One US fund that is taking Wendling and Dobson’s advice and putting its own spin on things is the $147 billion Teacher’s Retirement System of Texas. CIO Jerry Albright’s “Building the Fleet” strategy started a decade ago. Now that it has the money to stay afloat, Albright is looking to cut costs as he gradually brings more internal staff to the fund’s investment division to create what he calls the “Texas Model.”

Also Canadian at heart are the classes Albright sees as the most ripe with opportunity. The Texas Teachers’ CIO is looking at private equity, energy, and natural resources allocations as well as watching the fund’s real estate portfolio.

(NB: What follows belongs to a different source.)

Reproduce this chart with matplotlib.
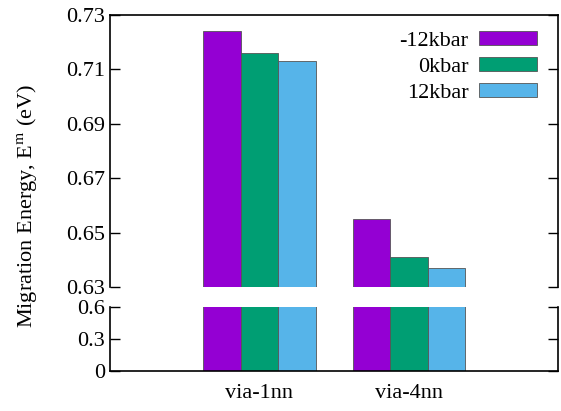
import numpy as np
import matplotlib.pyplot as plt
import matplotlib as mpl

mpl.rcParams['font.family'] = ['Liberation Serif', 'DejaVu Serif']
mpl.rcParams['font.size'] = 16
mpl.rcParams['mathtext.fontset'] = 'stix'

paths = ['via-1nn', 'via-4nn']
series = ['-12kbar', '0kbar', '12kbar']
energy_m12 = [0.724, 0.655]
energy_0 = [0.716, 0.641]
energy_p12 = [0.713, 0.637]
colors = ['#9400D3', '#009E73', '#56B4E9']

values = [energy_m12, energy_0, energy_p12]
x = np.arange(1, len(paths) + 1)
width = 0.25

fig = plt.figure(figsize=(5.61, 4.11), dpi=100)
ax_top = fig.add_axes([0.196, 0.3017, 0.7995, 0.6618])
ax_bot = fig.add_axes([0.196, 0.0973, 0.7995, 0.1557])

for ax in (ax_top, ax_bot):
    for i, (vals, c) in enumerate(zip(values, colors)):
        ax.bar(x + (i - 1) * width, vals, width, color=c, edgecolor='#555555',
               linewidth=0.6, label=series[i])
    ax.set_xlim(0, 3)
    ax.tick_params(axis='y', direction='in', length=7, width=1,
                   left=True, right=True, labelsize=16)
    for s in ax.spines.values():
        s.set_linewidth(1.2)

# top part of the broken axis
ax_top.set_ylim(0.63, 0.73)
ax_top.set_yticks([0.63, 0.65, 0.67, 0.69, 0.71, 0.73])
ax_top.set_yticklabels(['0.63', '0.65', '0.67', '0.69', '0.71', '0.73'])
ax_top.spines['bottom'].set_visible(False)
ax_top.tick_params(axis='x', bottom=False, labelbottom=False)

# bottom part
ax_bot.set_ylim(0, 0.6)
ax_bot.set_yticks([0, 0.3, 0.6])
ax_bot.set_yticklabels(['0', '0.3', '0.6'])
ax_bot.spines['top'].set_visible(False)
ax_bot.set_xticks(x)
ax_bot.set_xticklabels(paths)
ax_bot.tick_params(axis='x', length=0, pad=9, labelsize=16)

ax_top.legend(loc='upper right', frameon=False, markerfirst=False,
              handlelength=2.6, handleheight=0.57, labelspacing=0.28,
              handletextpad=0.5, borderaxespad=0.5, fontsize=16,
              bbox_to_anchor=(0.997, 1.013))

fig.text(0.048, 0.5, r'Migration Energy, E$^{\mathrm{m}}$ (eV)', rotation=90,
         ha='center', va='center', fontsize=16)

fig.savefig('out.png', dpi=100)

“As we grow to $200 billion we need to maintain that level of real estate transactions and the real estate portfolio turns over quite frequently, so you have to be out there to replace the transactions that turn over,” Albright told CIO.

The fund also has an opportunistic portfolio that sits outside of the private markets team, which picks up assets that don’t quite fit the private bill.

Albright also has other plans for the Texas model that are not typically Canadian, such as looking for “additional authority in the future” where Texas Teachers’ could directly own businesses.  “We could say…own subsidiaries that would have operating companies that would operate effectively directly,” he said.

Another American pension fund seeking to adopt Canadian elements is the $349 billion California Public Employee Retirement System (CalPERS), through its $13 billion CalPERS Direct initiative. The fund will set up two internal funds that will manage leveraged buyouts, cutting private equity management costs.

Despite changing times, pressures, and circumstances, Dobson warned CIOs that once they adopt Canadian measures, they should not stray from their strategies as plans have gotten into “real big trouble” by changing their objectives annually, losing massive amounts of credibility and assets losses as they move to “the flavor of the day.”

“Once you have those goals,” Dobson said, “I think everything else will follow from that.”